▶ [Given information]
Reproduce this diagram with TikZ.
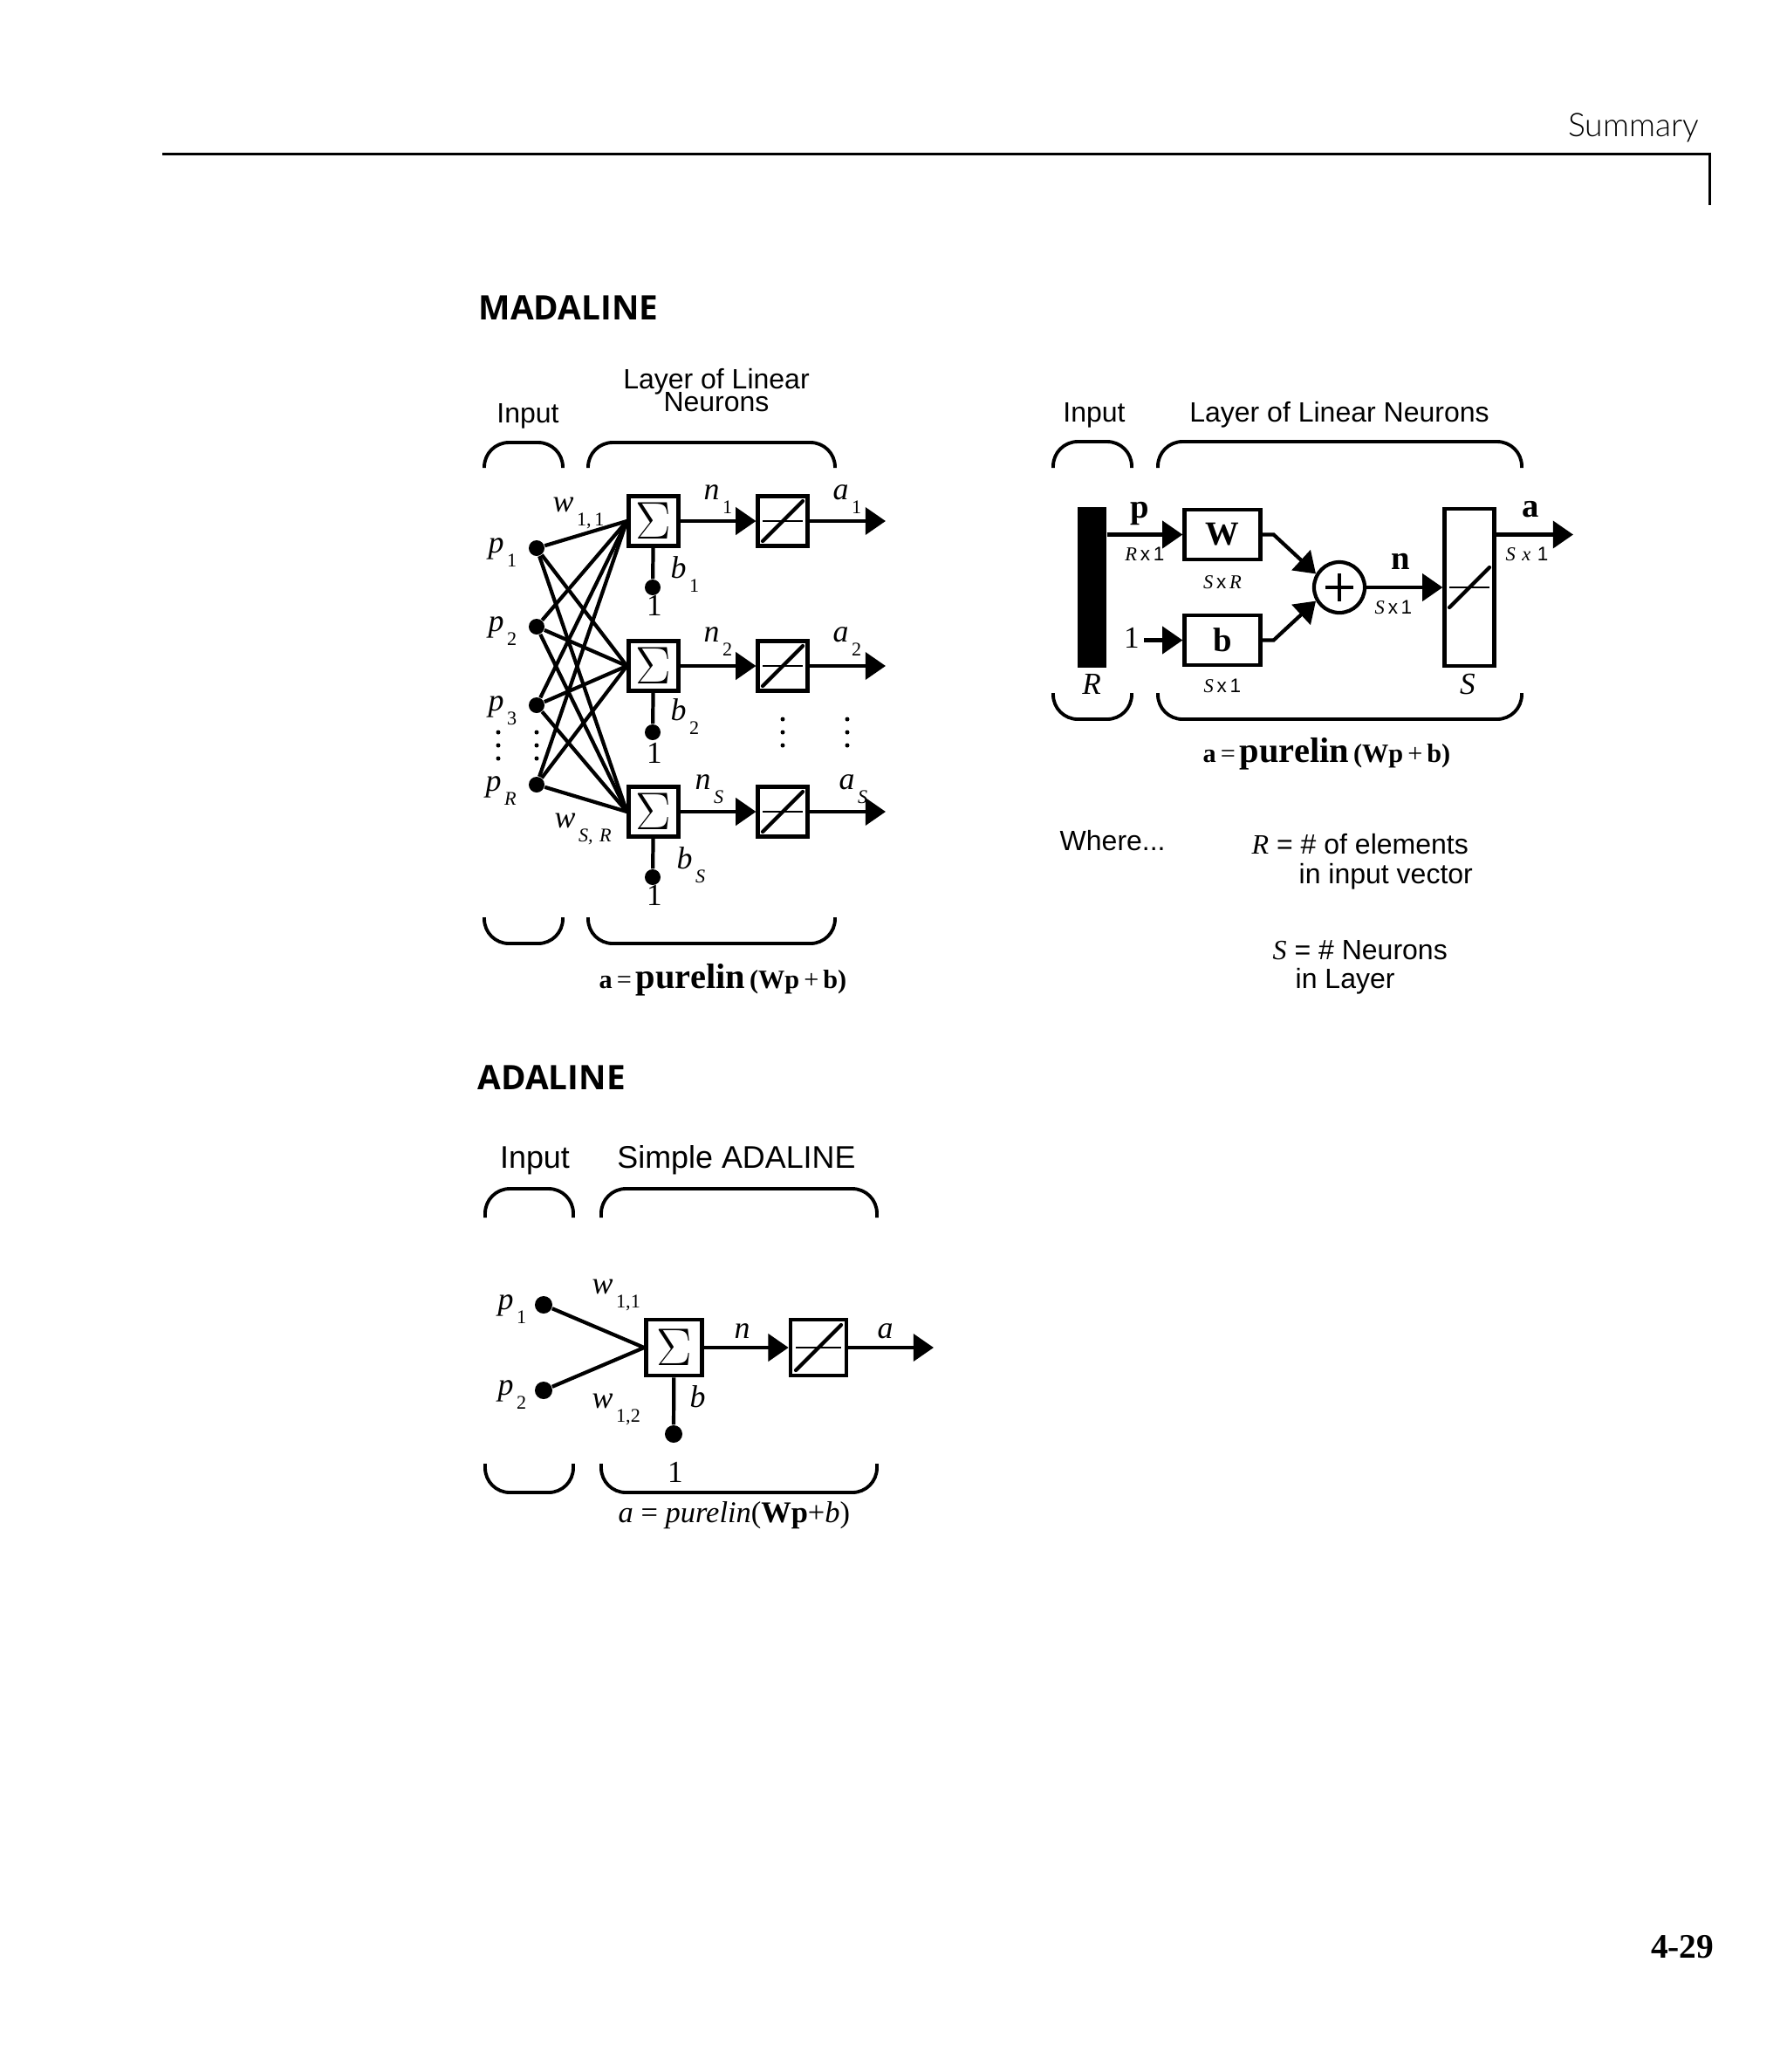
\documentclass[tikz,border=0pt]{standalone}
\usepackage{fontspec}
\usepackage{tikz}
\usetikzlibrary{arrows.meta}
\setmainfont{Liberation Serif}
\setsansfont{Liberation Sans}
\newfontfamily\headfont{Open Sans}
\newfontfamily\runfont{Lato}[UprightFont=* Light]
\newcommand{\fsz}[1]{\fontsize{#1}{#1}\selectfont}
\newcommand{\subl}[2]{\textit{#1}\hspace{1pt}\raisebox{-4.8pt}{\fsz{6.3}#2}}
\newcommand{\linsym}[3]{%
  \draw[line width=.5pt] (#1.center) ++(-#2,0) -- ++(2*#2,0);
  \draw[line width=1.2pt,line cap=round] (#1.center) ++(-#2,#3) -- ++(2*#2,-2*#3);}
\newcommand{\purel}{\bfseries\fsz{8.6}a\,{\mdseries=}\,{\fsz{11.5}purelin}\,(Wp\,{\mdseries+}\,b)}
\tikzset{
  conn/.style={line width=1.2pt},
  arrw/.style={conn,-{Triangle[length=6.6pt,width=8.8pt]}},
  brk/.style={line width=1.1pt,rounded corners=8pt},
  blk/.style={draw,line width=1.3pt,inner sep=0pt,minimum size=0.565cm},
  dotn/.style={circle,fill=black,inner sep=0pt,minimum size=0.18cm},
  tdot/.style={circle,fill=black,inner sep=0pt,minimum size=0.05cm},
  lab/.style={anchor=base west,inner sep=0pt,font=\fsz{10.2}},
  num/.style={anchor=base,inner sep=0pt,font=\fsz{10}},
  ttl/.style={anchor=base,inner sep=0pt,font=\sffamily\fsz{9.1}},
  dimn/.style={anchor=base,inner sep=0pt,font=\fsz{6.4}},
  bold/.style={anchor=base,inner sep=0pt,font=\bfseries\fsz{11}},
  head/.style={anchor=base west,inner sep=0pt,font=\headfont\bfseries\fsz{11}},
  note/.style={anchor=base west,inner sep=0pt,font=\sffamily\fsz{9.1}}
}
\begin{document}
\begin{tikzpicture}[x=0.01cm,y=-0.01cm]
  \useasboundingbox (0,0) rectangle (2048,2374);
  % page furniture
  \draw[line width=.85pt] (186,176) -- (1959,176) -- (1959,235);
  \node[anchor=base east,inner sep=0pt,font=\runfont\fsz{10.6}] (runhead) at (1948,156) {Summary};
  \node[anchor=base east,inner sep=0pt,font=\bfseries\fsz{11.2}] (pageno) at (1965,2243) {4-29};
  \node[head] (madaline) at (548,366) {MADALINE};
  \node[head] (adaline) at (547,1248) {ADALINE};

  % MADALINE, scalar form
  \node[ttl] (inA) at (605,484) {Input};
  \node[ttl,anchor=center,align=center] (layA) at (821,447) {Layer of Linear\\[-1.6pt]Neurons};
  \draw[brk] (555,536) -- (555,507) -- (645,507) -- (645,536);
  \draw[brk] (674,536) -- (674,507) -- (957,507) -- (957,536);
  \draw[brk] (555,1051) -- (555,1081) -- (645,1081) -- (645,1051);
  \draw[brk] (674,1051) -- (674,1081) -- (957,1081) -- (957,1051);
  \foreach \n/\y in {1/628,2/718,3/808,R/899}
    \node[dotn] (p\n) at (615,\y) {};
  \foreach \n/\y/\by in {1/597/673,2/763/839,S/930/1005}{
    \node[blk] (sum\n) at (749,\y) {\fsz{16}$\Sigma$};
    \node[blk] (lin\n) at (897,\y) {};
    \node[dotn] (bias\n) at (748,\by) {};
    \coordinate (out\n) at (1015,\y);
    \draw[conn] (sum\n) -- (bias\n);
    \draw[arrw] (sum\n) -- (lin\n);
    \draw[arrw] (lin\n) -- (out\n);
    \linsym{lin\n}{23}{23}
  }
  \foreach \i in {1,2,3,R}
    \foreach \j in {1,2,S}
      \draw[conn] (p\i) -- (sum\j.west);
  \foreach \n/\x/\y/\s in {pa/559/633/1,pb/559/723/2,pc/559/814/3}
    \node[lab] (\n) at (\x,\y) {\subl{p}{\s}};
  \node[lab] (pr) at (556,906) {\subl{p}{\textit{R}}};
  \node[lab] (wa) at (633,586) {\subl{w}{1,\,1}};
  \node[lab] (wb) at (635,948) {\subl{w}{\textit{S,\,\,R}}};
  \node[lab] (na) at (806,572) {\subl{n}{1}};
  \node[lab] (nb) at (806,735) {\subl{n}{2}};
  \node[lab] (nc) at (796,904) {\subl{n}{\textit{S}}};
  \node[lab] (aa) at (954,572) {\subl{a}{1}};
  \node[lab] (ab) at (954,735) {\subl{a}{2}};
  \node[lab] (ac) at (961,904) {\subl{a}{\textit{S}}};
  \node[lab] (ba) at (768,662) {\subl{b}{1}};
  \node[lab] (bb) at (768,825) {\subl{b}{2}};
  \node[lab] (bc) at (775,995) {\subl{b}{\textit{S}}};
  \node[num] (ona) at (750,705) {1};
  \node[num] (onb) at (750,874) {1};
  \node[num] (onc) at (750,1037) {1};
  \foreach \k/\y in {1/839,2/854,3/869}{
    \node[tdot] (dl\k) at (571,\y) {};
    \node[tdot] (dm\k) at (615,\y) {};
  }
  \foreach \k/\y in {1/824,2/839,3/854}{
    \node[tdot] (dn\k) at (897,\y) {};
    \node[tdot] (dr\k) at (971,\y) {};
  }
  \node[anchor=base west,inner sep=0pt] (eqA) at (686,1132) {\purel};

  % MADALINE, matrix form
  \node[ttl] (inB) at (1254,483) {Input};
  \node[ttl] (layB) at (1535,483) {Layer of Linear Neurons};
  \draw[brk] (1207,536) -- (1207,506) -- (1297,506) -- (1297,536);
  \draw[brk] (1327,536) -- (1327,506) -- (1744,506) -- (1744,536);
  \draw[brk] (1207,794) -- (1207,824) -- (1297,824) -- (1297,794);
  \draw[brk] (1327,794) -- (1327,824) -- (1744,824) -- (1744,794);
  \node[fill=black,inner sep=0pt,minimum width=0.33cm,minimum height=1.84cm] (bar) at (1251.5,673) {};
  \node[draw,line width=1.2pt,inner sep=0pt,minimum width=0.87cm,minimum height=0.57cm] (wbox) at (1401,612.5) {\bfseries\fsz{11}W};
  \node[draw,line width=1.2pt,inner sep=0pt,minimum width=0.87cm,minimum height=0.57cm] (bbox) at (1401,733.5) {\bfseries\fsz{11}b};
  \node[draw,circle,line width=1.2pt,inner sep=0pt,minimum size=0.58cm] (plus) at (1535,673) {};
  \draw[line width=1pt] (plus.center) ++(-16,0) -- ++(32,0);
  \draw[line width=1pt] (plus.center) ++(0,-16) -- ++(0,32);
  \node[draw,line width=1.2pt,inner sep=0pt,minimum width=0.57cm,minimum height=1.8cm] (linM) at (1684,673) {};
  \linsym{linM}{23}{23}
  \node[num,anchor=base] (oneB) at (1297,742) {1};
  \coordinate (startB) at (1311,733.5);
  \coordinate (outM) at (1803,612.5);
  \draw[arrw] (bar.east |- wbox.west) -- (wbox.west);
  \draw[arrw] (startB) -- (bbox.west);
  \draw[arrw] (wbox.east) -- ++(13,0) -- (plus.150);
  \draw[arrw] (bbox.east) -- ++(13,0) -- (plus.210);
  \draw[arrw] (plus) -- (linM.west);
  \draw[arrw] (linM.east |- outM) -- (outM);
  \node[bold] (pvec) at (1306,593) {p};
  \node[bold] (avec) at (1754,592) {a};
  \node[bold] (nvec) at (1605,652) {n};
  \node[dimn] (dimp) at (1312,642) {\textit{R}\,{\sffamily x\,1}};
  \node[dimn] (dimw) at (1401,674) {\textit{S}\,{\sffamily x}\,\textit{R}};
  \node[dimn] (dimb) at (1401,793) {\textit{S}\,{\sffamily x\,1}};
  \node[dimn] (dimn) at (1597,703) {\textit{S}\,{\sffamily x\,1}};
  \node[dimn] (dima) at (1750,642) {\textit{S\,\,x}\,\,{\sffamily 1}};
  \node[num,font=\itshape\fsz{10}] (rsz) at (1251,795) {R};
  \node[num,font=\itshape\fsz{10}] (ssz) at (1682,795) {S};
  \node[anchor=base west,inner sep=0pt] (eqB) at (1378,873) {\purel};
  \node[note] (where) at (1214,974) {Where...};
  \node[note] (rdef) at (1434,978) {\textit{\rmfamily R} = \# of elements};
  \node[note] (rdefb) at (1488,1012) {in input vector};
  \node[note] (sdef) at (1458,1099) {\textit{\rmfamily S} = \# Neurons};
  \node[note] (sdefb) at (1484,1132) {in Layer};

  % ADALINE
  \node[ttl,font=\sffamily\fsz{10.2}] (inC) at (613,1338) {Input};
  \node[ttl,font=\sffamily\fsz{10.2}] (layC) at (844,1338) {Simple ADALINE};
  \draw[brk] (556,1395) -- (556,1362) -- (657,1362) -- (657,1395);
  \draw[brk] (689,1395) -- (689,1362) -- (1005,1362) -- (1005,1395);
  \draw[brk] (556,1677) -- (556,1710) -- (657,1710) -- (657,1677);
  \draw[brk] (689,1677) -- (689,1710) -- (1005,1710) -- (1005,1677);
  \node[dotn,minimum size=0.2cm] (pA) at (623,1495) {};
  \node[dotn,minimum size=0.2cm] (pB) at (623,1593) {};
  \node[blk,minimum size=0.64cm] (sumC) at (772.5,1544) {\fsz{18}$\Sigma$};
  \node[blk,minimum size=0.64cm] (linC) at (938,1544) {};
  \node[dotn,minimum size=0.2cm] (biasC) at (772,1643) {};
  \coordinate (outC) at (1070,1544);
  \draw[conn] (pA) -- (sumC.west);
  \draw[conn] (pB) -- (sumC.west);
  \draw[conn] (sumC) -- (biasC);
  \draw[arrw] (sumC) -- (linC);
  \draw[arrw] (linC) -- (outC);
  \linsym{linC}{26}{26}
  \node[lab] (lpa) at (570,1500) {\subl{p}{1}};
  \node[lab] (lpb) at (570,1598) {\subl{p}{2}};
  \node[lab] (lwa) at (678,1482) {\subl{w}{1,1}};
  \node[lab] (lwb) at (678,1613) {\subl{w}{1,2}};
  \node[lab] (ln) at (841,1533) {\textit{n}};
  \node[lab] (la) at (1005,1533) {\textit{a}};
  \node[lab] (lb) at (790,1612) {\textit{b}};
  \node[num] (lone) at (774,1698) {1};
  \node[anchor=base west,inner sep=0pt,font=\fsz{9.8}] (eqC) at (708,1744) {\textit{a} = \textit{purelin}(\textbf{Wp}+\textit{b})};
\end{tikzpicture}
\end{document}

▶ [Set problem] Skip the pictures, please, and transcribe only the lines from the beginning of the material through the one that contains "(adaline) at (547,1248)".

▶ [Answer for this exercise]
Reproduce this diagram with TikZ.
\documentclass[tikz,border=0pt]{standalone}
\usepackage{fontspec}
\usepackage{tikz}
\usetikzlibrary{arrows.meta}
\setmainfont{Liberation Serif}
\setsansfont{Liberation Sans}
\newfontfamily\headfont{Open Sans}
\newfontfamily\runfont{Lato}[UprightFont=* Light]
\newcommand{\fsz}[1]{\fontsize{#1}{#1}\selectfont}
\newcommand{\subl}[2]{\textit{#1}\hspace{1pt}\raisebox{-4.8pt}{\fsz{6.3}#2}}
\newcommand{\linsym}[3]{%
  \draw[line width=.5pt] (#1.center) ++(-#2,0) -- ++(2*#2,0);
  \draw[line width=1.2pt,line cap=round] (#1.center) ++(-#2,#3) -- ++(2*#2,-2*#3);}
\newcommand{\purel}{\bfseries\fsz{8.6}a\,{\mdseries=}\,{\fsz{11.5}purelin}\,(Wp\,{\mdseries+}\,b)}
\tikzset{
  conn/.style={line width=1.2pt},
  arrw/.style={conn,-{Triangle[length=6.6pt,width=8.8pt]}},
  brk/.style={line width=1.1pt,rounded corners=8pt},
  blk/.style={draw,line width=1.3pt,inner sep=0pt,minimum size=0.565cm},
  dotn/.style={circle,fill=black,inner sep=0pt,minimum size=0.18cm},
  tdot/.style={circle,fill=black,inner sep=0pt,minimum size=0.05cm},
  lab/.style={anchor=base west,inner sep=0pt,font=\fsz{10.2}},
  num/.style={anchor=base,inner sep=0pt,font=\fsz{10}},
  ttl/.style={anchor=base,inner sep=0pt,font=\sffamily\fsz{9.1}},
  dimn/.style={anchor=base,inner sep=0pt,font=\fsz{6.4}},
  bold/.style={anchor=base,inner sep=0pt,font=\bfseries\fsz{11}},
  head/.style={anchor=base west,inner sep=0pt,font=\headfont\bfseries\fsz{11}},
  note/.style={anchor=base west,inner sep=0pt,font=\sffamily\fsz{9.1}}
}
\begin{document}
\begin{tikzpicture}[x=0.01cm,y=-0.01cm]
  \useasboundingbox (0,0) rectangle (2048,2374);
  % page furniture
  \draw[line width=.85pt] (186,176) -- (1959,176) -- (1959,235);
  \node[anchor=base east,inner sep=0pt,font=\runfont\fsz{10.6}] (runhead) at (1948,156) {Summary};
  \node[anchor=base east,inner sep=0pt,font=\bfseries\fsz{11.2}] (pageno) at (1965,2243) {4-29};
  \node[head] (madaline) at (548,366) {MADALINE};
  \node[head] (adaline) at (547,1248) {ADALINE};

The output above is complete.